(begin)

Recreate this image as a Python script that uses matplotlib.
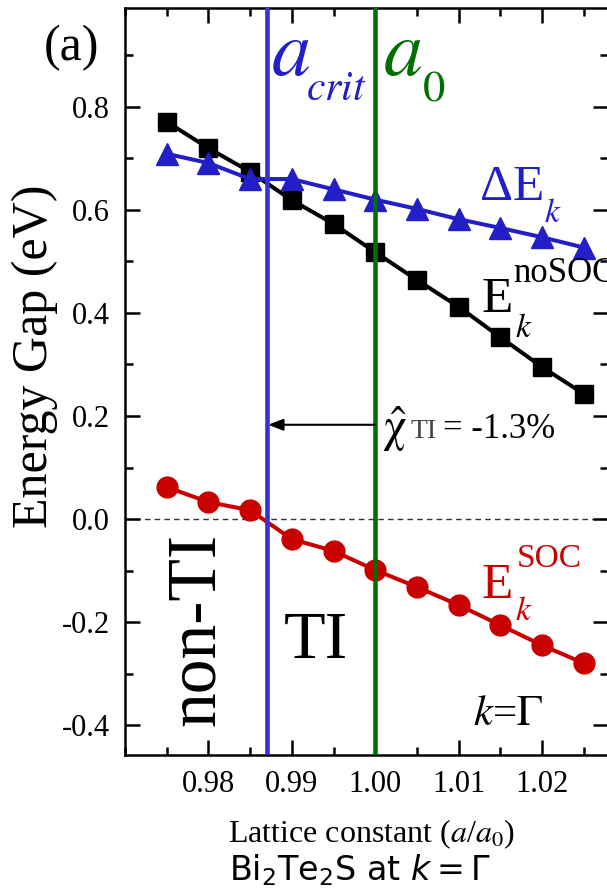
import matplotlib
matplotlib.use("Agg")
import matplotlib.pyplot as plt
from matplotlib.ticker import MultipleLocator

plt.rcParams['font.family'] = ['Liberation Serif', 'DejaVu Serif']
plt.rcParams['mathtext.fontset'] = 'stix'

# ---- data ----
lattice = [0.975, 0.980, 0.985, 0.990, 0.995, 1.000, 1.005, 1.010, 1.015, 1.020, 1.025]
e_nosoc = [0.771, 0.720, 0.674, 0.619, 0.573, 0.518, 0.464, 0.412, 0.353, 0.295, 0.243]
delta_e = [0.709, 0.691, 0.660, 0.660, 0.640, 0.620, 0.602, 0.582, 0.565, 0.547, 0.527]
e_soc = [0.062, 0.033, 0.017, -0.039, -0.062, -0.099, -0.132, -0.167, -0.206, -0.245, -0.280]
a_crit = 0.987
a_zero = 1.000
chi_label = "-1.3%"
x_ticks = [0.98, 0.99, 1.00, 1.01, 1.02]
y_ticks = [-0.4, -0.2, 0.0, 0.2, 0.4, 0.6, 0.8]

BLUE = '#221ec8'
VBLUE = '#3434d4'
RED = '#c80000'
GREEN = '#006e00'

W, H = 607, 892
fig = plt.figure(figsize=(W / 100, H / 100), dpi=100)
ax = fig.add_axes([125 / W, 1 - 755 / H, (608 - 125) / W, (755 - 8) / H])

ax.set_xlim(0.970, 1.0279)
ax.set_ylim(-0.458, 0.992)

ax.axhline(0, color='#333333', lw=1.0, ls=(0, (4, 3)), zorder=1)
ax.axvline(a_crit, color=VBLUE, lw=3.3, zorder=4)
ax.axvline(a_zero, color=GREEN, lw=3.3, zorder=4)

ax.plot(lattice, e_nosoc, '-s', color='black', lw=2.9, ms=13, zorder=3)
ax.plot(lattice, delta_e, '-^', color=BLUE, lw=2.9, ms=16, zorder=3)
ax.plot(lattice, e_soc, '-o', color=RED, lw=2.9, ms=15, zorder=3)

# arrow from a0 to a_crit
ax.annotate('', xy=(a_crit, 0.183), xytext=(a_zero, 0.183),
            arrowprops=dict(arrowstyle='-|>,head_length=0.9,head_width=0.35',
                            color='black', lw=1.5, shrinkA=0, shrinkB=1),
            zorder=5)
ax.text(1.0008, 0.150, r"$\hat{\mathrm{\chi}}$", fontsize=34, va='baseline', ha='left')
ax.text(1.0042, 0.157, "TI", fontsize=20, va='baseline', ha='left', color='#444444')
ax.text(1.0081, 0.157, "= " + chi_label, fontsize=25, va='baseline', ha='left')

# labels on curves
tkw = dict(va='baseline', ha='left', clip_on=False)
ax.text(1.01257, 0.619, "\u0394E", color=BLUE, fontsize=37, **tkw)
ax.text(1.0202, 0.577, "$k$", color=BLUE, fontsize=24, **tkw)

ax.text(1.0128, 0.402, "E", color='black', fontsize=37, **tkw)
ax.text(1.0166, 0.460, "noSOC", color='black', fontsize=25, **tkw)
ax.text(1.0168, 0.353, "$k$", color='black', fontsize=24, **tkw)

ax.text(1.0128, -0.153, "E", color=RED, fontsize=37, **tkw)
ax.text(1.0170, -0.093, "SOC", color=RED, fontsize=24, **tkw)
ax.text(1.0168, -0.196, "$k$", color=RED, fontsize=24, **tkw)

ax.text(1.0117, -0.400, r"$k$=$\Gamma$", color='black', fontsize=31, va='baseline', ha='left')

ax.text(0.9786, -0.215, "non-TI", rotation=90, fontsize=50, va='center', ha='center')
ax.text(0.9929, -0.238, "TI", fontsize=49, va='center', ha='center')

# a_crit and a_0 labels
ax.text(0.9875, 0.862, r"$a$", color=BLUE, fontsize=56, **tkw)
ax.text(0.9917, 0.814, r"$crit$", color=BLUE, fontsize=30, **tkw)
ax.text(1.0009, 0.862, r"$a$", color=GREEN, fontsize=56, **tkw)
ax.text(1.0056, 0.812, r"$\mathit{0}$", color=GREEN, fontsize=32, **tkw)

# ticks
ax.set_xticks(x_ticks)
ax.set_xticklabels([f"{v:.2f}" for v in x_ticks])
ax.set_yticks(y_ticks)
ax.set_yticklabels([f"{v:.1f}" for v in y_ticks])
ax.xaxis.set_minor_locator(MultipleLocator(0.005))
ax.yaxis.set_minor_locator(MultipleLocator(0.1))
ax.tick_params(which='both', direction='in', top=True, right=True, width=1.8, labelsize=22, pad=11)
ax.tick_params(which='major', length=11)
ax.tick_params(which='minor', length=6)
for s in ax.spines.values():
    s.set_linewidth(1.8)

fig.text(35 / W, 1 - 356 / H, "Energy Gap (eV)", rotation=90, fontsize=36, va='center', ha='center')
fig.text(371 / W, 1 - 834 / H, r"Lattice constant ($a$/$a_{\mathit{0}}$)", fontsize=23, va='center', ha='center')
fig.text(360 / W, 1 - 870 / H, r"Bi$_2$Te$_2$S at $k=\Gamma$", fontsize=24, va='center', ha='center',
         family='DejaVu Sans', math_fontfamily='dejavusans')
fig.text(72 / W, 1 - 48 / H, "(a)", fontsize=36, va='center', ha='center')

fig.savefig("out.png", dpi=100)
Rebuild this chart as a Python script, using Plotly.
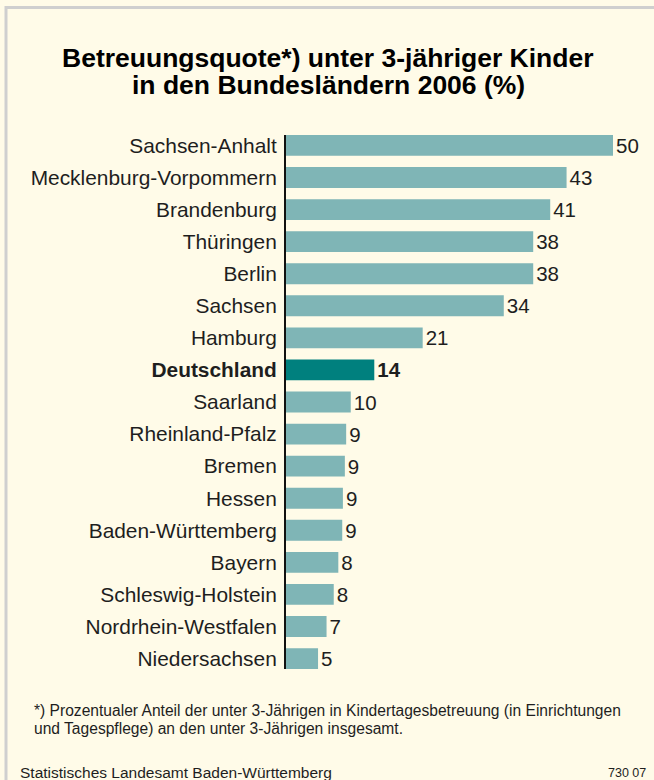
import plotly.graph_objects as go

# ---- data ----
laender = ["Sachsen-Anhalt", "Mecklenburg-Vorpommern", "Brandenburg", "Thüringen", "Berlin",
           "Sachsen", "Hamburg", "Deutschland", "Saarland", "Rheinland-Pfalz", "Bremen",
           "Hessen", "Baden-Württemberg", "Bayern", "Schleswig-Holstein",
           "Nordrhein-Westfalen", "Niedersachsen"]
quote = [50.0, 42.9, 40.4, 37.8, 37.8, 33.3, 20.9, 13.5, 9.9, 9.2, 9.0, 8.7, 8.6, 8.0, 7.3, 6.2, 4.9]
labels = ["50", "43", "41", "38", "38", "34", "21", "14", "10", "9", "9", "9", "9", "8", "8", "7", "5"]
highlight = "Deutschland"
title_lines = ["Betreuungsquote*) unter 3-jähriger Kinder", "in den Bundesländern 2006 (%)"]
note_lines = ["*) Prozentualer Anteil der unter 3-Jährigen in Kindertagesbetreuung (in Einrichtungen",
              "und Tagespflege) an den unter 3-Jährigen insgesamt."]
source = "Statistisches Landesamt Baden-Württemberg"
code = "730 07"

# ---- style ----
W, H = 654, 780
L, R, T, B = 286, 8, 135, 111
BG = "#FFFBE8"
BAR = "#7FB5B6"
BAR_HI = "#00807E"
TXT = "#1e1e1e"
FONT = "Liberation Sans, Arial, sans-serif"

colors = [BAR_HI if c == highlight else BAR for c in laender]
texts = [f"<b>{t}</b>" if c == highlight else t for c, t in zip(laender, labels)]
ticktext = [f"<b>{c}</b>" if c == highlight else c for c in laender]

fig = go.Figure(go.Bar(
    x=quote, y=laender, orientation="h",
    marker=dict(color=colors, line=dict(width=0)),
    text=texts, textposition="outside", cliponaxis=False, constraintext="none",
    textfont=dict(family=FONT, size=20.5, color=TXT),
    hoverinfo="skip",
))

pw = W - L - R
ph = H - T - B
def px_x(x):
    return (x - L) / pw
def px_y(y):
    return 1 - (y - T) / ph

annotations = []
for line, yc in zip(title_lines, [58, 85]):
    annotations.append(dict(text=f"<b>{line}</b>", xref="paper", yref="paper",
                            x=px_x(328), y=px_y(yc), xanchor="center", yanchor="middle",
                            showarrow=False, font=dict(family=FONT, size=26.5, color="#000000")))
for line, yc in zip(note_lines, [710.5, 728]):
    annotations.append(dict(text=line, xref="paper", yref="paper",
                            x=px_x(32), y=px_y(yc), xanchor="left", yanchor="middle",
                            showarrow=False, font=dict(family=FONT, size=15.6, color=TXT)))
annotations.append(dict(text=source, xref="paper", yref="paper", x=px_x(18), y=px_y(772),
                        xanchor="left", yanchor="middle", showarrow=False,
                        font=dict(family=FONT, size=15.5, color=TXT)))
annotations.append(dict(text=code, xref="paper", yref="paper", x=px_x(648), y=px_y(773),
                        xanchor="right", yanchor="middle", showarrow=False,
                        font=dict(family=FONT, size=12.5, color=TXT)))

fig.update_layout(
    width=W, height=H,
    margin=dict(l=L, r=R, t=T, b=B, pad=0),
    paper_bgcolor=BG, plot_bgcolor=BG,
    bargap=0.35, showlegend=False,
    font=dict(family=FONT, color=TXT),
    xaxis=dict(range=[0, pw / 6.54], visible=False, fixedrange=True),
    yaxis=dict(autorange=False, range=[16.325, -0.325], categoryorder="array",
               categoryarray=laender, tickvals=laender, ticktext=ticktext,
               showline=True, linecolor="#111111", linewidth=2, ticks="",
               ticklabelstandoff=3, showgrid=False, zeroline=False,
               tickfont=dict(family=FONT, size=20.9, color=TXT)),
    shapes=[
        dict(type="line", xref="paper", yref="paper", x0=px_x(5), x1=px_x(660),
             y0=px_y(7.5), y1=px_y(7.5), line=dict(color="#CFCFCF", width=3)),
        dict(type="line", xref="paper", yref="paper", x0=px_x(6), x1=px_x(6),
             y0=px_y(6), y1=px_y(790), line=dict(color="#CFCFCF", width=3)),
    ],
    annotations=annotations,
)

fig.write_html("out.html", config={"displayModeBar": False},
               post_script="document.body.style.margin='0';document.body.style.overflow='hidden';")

(end)

→ **Do this**
Go from the first line of the data above to the line containing "GREEN = '#006e00'" and retype exactly those lines, both included, but none of the pictures.

→ **Answer to this exercise**
Recreate this image as a Python script that uses matplotlib.
import matplotlib
matplotlib.use("Agg")
import matplotlib.pyplot as plt
from matplotlib.ticker import MultipleLocator

plt.rcParams['font.family'] = ['Liberation Serif', 'DejaVu Serif']
plt.rcParams['mathtext.fontset'] = 'stix'

# ---- data ----
lattice = [0.975, 0.980, 0.985, 0.990, 0.995, 1.000, 1.005, 1.010, 1.015, 1.020, 1.025]
e_nosoc = [0.771, 0.720, 0.674, 0.619, 0.573, 0.518, 0.464, 0.412, 0.353, 0.295, 0.243]
delta_e = [0.709, 0.691, 0.660, 0.660, 0.640, 0.620, 0.602, 0.582, 0.565, 0.547, 0.527]
e_soc = [0.062, 0.033, 0.017, -0.039, -0.062, -0.099, -0.132, -0.167, -0.206, -0.245, -0.280]
a_crit = 0.987
a_zero = 1.000
chi_label = "-1.3%"
x_ticks = [0.98, 0.99, 1.00, 1.01, 1.02]
y_ticks = [-0.4, -0.2, 0.0, 0.2, 0.4, 0.6, 0.8]

BLUE = '#221ec8'
VBLUE = '#3434d4'
RED = '#c80000'
GREEN = '#006e00'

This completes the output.